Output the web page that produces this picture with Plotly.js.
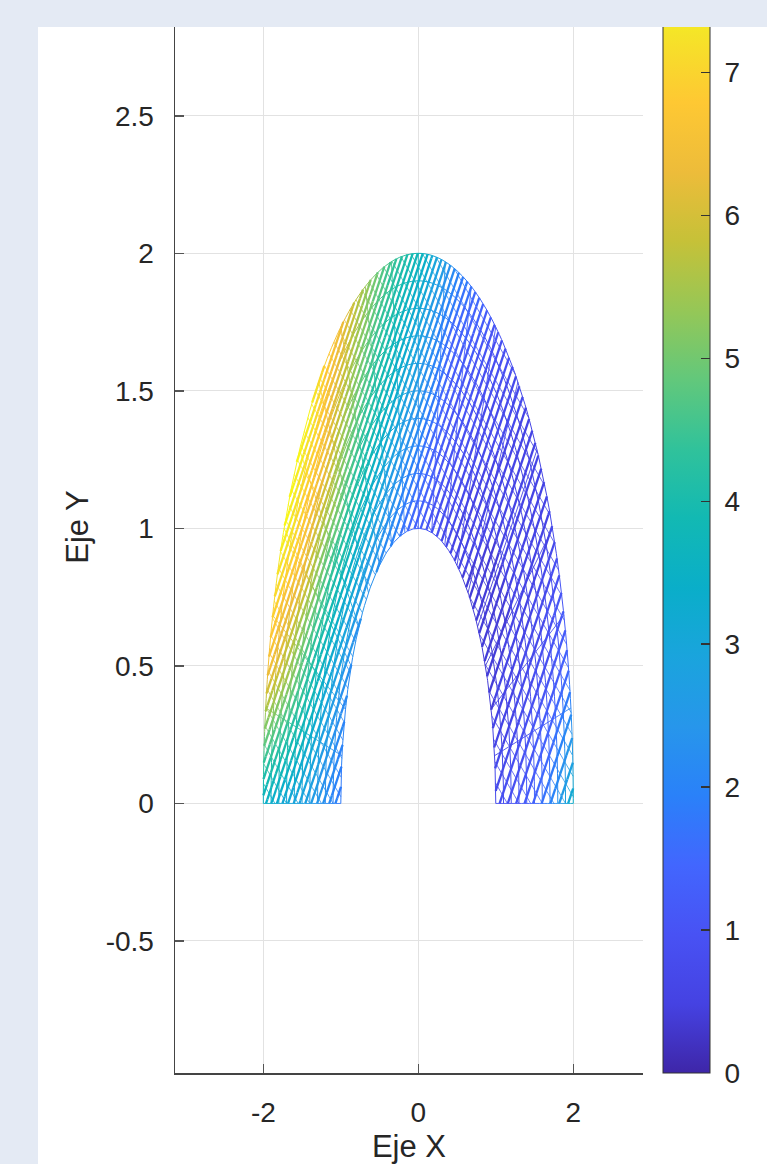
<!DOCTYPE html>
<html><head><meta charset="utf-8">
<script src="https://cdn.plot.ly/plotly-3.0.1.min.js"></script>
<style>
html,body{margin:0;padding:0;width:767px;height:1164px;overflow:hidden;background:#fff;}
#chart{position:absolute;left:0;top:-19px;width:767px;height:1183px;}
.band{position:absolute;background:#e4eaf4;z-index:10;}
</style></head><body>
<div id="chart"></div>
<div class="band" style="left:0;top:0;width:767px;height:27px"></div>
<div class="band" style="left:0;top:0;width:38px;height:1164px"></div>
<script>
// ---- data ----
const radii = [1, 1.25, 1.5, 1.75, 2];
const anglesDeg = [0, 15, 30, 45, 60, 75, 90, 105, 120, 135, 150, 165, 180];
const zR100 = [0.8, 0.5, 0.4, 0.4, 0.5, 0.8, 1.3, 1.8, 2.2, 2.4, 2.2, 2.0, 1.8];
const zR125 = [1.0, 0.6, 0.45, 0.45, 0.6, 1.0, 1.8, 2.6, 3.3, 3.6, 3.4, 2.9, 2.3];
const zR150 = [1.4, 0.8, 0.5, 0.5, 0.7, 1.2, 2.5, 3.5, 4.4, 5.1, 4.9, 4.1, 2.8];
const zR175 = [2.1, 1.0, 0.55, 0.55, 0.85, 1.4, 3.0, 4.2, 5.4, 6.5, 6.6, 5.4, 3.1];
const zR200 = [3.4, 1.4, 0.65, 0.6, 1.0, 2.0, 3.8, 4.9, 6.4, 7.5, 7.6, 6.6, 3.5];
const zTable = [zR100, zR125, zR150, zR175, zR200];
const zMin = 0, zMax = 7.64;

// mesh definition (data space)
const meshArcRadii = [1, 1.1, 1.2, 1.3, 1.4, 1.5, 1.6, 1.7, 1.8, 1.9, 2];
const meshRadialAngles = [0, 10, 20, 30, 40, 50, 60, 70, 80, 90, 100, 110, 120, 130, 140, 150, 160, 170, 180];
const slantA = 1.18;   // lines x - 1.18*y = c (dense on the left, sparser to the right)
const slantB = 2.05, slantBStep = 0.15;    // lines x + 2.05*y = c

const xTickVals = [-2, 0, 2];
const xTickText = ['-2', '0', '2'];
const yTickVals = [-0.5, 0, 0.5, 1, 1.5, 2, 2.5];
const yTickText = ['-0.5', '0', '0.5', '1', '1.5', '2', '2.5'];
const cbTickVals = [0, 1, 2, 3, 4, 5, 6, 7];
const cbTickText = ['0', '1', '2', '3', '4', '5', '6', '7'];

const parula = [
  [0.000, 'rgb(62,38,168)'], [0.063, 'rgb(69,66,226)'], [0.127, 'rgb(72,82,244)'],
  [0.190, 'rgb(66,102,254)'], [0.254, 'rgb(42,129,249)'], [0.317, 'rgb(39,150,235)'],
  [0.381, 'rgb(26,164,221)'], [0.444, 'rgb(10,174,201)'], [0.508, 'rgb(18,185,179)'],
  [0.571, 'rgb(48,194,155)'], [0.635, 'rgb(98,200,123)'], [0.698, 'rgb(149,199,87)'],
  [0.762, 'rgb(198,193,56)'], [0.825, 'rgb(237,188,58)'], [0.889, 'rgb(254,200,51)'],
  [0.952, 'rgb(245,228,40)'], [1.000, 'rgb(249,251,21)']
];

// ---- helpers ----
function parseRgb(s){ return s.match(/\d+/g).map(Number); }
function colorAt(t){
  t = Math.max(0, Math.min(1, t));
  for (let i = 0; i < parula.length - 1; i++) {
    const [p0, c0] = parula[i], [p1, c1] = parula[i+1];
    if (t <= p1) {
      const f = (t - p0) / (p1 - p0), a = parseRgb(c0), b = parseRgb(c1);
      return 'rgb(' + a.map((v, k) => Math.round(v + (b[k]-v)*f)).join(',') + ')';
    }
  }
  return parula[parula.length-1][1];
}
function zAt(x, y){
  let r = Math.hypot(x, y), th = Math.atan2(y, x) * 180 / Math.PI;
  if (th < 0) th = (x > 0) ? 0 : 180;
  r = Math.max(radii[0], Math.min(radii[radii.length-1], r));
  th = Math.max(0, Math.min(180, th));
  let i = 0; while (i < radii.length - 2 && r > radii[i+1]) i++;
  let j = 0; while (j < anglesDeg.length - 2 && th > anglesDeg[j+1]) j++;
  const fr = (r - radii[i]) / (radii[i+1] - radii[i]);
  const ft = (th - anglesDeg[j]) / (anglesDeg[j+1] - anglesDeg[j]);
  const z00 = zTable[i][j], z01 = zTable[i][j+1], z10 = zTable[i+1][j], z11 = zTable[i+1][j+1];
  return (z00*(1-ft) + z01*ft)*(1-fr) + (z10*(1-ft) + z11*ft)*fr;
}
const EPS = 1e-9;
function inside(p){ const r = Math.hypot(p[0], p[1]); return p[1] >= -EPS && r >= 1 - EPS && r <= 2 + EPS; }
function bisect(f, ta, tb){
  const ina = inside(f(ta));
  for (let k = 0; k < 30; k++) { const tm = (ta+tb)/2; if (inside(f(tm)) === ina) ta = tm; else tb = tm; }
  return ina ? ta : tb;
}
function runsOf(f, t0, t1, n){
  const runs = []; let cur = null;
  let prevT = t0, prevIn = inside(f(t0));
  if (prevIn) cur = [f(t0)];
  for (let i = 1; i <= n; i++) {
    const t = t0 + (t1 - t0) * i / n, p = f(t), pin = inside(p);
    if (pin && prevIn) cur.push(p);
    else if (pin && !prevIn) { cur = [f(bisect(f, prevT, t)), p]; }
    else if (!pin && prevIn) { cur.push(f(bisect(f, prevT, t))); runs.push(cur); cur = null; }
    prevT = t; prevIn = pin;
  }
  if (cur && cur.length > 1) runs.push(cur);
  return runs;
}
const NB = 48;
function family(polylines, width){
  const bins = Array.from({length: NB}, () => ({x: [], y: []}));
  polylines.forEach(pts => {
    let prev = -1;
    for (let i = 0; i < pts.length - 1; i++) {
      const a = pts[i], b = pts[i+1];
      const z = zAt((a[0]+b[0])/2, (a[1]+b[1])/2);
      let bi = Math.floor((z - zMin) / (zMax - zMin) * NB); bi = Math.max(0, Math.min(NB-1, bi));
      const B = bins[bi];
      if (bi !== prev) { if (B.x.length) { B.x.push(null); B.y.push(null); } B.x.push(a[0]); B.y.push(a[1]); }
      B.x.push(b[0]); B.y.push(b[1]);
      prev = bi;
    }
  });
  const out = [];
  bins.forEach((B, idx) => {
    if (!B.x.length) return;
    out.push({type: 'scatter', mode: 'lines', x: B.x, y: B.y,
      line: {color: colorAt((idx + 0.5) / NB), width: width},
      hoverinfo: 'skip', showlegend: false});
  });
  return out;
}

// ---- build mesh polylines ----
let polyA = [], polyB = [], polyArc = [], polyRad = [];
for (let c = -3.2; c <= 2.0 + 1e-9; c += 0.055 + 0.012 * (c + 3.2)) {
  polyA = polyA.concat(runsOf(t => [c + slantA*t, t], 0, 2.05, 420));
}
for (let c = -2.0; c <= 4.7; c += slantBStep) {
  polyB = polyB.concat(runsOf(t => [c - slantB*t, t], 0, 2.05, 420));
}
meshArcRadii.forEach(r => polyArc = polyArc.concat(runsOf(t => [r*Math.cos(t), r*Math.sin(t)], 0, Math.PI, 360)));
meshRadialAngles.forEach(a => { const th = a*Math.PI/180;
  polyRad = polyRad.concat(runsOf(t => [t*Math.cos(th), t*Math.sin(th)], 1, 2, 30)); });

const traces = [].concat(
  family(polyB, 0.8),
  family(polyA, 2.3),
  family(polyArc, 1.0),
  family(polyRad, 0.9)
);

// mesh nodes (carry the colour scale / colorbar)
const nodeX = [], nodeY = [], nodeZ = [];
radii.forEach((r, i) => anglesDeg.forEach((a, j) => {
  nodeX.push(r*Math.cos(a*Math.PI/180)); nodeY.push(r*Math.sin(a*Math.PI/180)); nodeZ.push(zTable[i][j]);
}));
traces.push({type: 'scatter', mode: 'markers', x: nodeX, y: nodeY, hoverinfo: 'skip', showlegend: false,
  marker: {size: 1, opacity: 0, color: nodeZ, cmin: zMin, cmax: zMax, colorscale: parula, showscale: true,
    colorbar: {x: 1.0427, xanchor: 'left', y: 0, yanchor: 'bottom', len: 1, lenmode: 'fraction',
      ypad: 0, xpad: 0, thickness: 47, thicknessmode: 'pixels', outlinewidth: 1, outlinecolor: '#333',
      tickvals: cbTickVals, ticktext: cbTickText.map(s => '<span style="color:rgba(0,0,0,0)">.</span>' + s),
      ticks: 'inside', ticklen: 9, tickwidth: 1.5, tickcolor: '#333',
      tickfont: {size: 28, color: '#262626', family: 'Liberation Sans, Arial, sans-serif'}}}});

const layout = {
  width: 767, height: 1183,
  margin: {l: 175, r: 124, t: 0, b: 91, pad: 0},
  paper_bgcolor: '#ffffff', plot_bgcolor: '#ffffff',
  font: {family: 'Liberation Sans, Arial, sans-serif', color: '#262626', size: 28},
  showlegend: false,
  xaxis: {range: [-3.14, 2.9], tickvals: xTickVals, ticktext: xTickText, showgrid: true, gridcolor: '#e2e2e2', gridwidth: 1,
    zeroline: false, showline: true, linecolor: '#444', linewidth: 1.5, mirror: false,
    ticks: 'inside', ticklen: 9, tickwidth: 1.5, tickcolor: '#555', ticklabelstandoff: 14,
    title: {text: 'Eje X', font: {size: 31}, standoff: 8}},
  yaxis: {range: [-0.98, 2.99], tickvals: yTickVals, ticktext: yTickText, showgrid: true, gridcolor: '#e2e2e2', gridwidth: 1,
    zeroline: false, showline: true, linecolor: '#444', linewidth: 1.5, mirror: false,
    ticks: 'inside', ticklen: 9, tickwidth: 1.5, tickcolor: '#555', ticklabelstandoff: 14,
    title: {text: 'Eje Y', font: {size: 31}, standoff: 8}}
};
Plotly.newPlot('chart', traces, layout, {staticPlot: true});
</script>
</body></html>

__TASK DIRECTIONS__: Reproduce only the lines from the beginning of the data through the line that contains "const slantB = 2.05, slantBStep", both included, and please drop the pictures.

__EXERCISE SOLUTION__:
Output the web page that produces this picture with Plotly.js.
<!DOCTYPE html>
<html><head><meta charset="utf-8">
<script src="https://cdn.plot.ly/plotly-3.0.1.min.js"></script>
<style>
html,body{margin:0;padding:0;width:767px;height:1164px;overflow:hidden;background:#fff;}
#chart{position:absolute;left:0;top:-19px;width:767px;height:1183px;}
.band{position:absolute;background:#e4eaf4;z-index:10;}
</style></head><body>
<div id="chart"></div>
<div class="band" style="left:0;top:0;width:767px;height:27px"></div>
<div class="band" style="left:0;top:0;width:38px;height:1164px"></div>
<script>
// ---- data ----
const radii = [1, 1.25, 1.5, 1.75, 2];
const anglesDeg = [0, 15, 30, 45, 60, 75, 90, 105, 120, 135, 150, 165, 180];
const zR100 = [0.8, 0.5, 0.4, 0.4, 0.5, 0.8, 1.3, 1.8, 2.2, 2.4, 2.2, 2.0, 1.8];
const zR125 = [1.0, 0.6, 0.45, 0.45, 0.6, 1.0, 1.8, 2.6, 3.3, 3.6, 3.4, 2.9, 2.3];
const zR150 = [1.4, 0.8, 0.5, 0.5, 0.7, 1.2, 2.5, 3.5, 4.4, 5.1, 4.9, 4.1, 2.8];
const zR175 = [2.1, 1.0, 0.55, 0.55, 0.85, 1.4, 3.0, 4.2, 5.4, 6.5, 6.6, 5.4, 3.1];
const zR200 = [3.4, 1.4, 0.65, 0.6, 1.0, 2.0, 3.8, 4.9, 6.4, 7.5, 7.6, 6.6, 3.5];
const zTable = [zR100, zR125, zR150, zR175, zR200];
const zMin = 0, zMax = 7.64;

// mesh definition (data space)
const meshArcRadii = [1, 1.1, 1.2, 1.3, 1.4, 1.5, 1.6, 1.7, 1.8, 1.9, 2];
const meshRadialAngles = [0, 10, 20, 30, 40, 50, 60, 70, 80, 90, 100, 110, 120, 130, 140, 150, 160, 170, 180];
const slantA = 1.18;   // lines x - 1.18*y = c (dense on the left, sparser to the right)
const slantB = 2.05, slantBStep = 0.15;    // lines x + 2.05*y = c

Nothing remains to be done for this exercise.